-- BEGIN GIVEN INFORMATION --

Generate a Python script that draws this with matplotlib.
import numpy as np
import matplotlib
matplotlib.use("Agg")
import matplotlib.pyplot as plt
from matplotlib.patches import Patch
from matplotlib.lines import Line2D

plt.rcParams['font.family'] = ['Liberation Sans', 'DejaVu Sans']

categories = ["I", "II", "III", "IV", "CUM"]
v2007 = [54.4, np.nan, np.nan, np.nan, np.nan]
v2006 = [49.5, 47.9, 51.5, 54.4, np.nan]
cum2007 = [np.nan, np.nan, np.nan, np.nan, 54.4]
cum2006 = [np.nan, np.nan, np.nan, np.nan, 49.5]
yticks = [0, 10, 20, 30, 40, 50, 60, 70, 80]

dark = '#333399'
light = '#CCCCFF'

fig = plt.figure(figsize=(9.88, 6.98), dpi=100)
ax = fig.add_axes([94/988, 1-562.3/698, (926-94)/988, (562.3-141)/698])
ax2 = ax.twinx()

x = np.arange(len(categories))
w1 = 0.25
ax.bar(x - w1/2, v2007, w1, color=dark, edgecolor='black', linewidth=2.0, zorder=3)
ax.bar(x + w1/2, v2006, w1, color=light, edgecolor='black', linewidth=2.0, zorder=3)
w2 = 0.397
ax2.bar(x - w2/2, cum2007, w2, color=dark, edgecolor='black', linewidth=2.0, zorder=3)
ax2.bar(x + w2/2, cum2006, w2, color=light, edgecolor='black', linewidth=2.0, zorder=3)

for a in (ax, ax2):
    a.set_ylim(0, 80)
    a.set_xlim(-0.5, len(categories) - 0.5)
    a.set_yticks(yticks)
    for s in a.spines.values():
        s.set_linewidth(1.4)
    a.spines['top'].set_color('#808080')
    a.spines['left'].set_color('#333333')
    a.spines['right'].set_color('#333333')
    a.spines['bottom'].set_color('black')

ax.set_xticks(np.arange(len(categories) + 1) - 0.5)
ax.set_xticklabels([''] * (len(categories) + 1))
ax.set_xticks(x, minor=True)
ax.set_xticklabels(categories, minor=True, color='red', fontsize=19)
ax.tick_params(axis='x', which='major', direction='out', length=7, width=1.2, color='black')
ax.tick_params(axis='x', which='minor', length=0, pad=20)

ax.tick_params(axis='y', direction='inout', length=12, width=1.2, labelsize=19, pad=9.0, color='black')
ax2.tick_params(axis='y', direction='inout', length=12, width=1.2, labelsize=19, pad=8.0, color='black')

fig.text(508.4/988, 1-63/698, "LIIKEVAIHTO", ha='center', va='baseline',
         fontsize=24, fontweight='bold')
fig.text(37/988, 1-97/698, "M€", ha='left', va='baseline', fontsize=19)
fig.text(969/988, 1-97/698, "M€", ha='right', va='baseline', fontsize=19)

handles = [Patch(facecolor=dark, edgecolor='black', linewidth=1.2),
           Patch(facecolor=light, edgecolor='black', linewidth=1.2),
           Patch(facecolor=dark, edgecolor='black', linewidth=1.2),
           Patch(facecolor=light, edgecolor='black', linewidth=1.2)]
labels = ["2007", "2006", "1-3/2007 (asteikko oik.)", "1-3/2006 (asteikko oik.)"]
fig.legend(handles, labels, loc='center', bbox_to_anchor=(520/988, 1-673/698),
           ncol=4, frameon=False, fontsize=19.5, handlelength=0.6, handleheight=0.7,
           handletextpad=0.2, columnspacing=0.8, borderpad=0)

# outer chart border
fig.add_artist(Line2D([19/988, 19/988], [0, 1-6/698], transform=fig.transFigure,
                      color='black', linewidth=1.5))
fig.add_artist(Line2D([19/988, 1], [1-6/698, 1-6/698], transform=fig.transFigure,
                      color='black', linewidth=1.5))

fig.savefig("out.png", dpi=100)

-- END GIVEN INFORMATION --

EXERCISE PROMPT: Print only the lines that run from the start of the listing to the line bearing "plt.rcParams['font.family'] = ['Liberation"; please keep the first line and that last one, exactly as they appear.

RESULT:
Generate a Python script that draws this with matplotlib.
import numpy as np
import matplotlib
matplotlib.use("Agg")
import matplotlib.pyplot as plt
from matplotlib.patches import Patch
from matplotlib.lines import Line2D

plt.rcParams['font.family'] = ['Liberation Sans', 'DejaVu Sans']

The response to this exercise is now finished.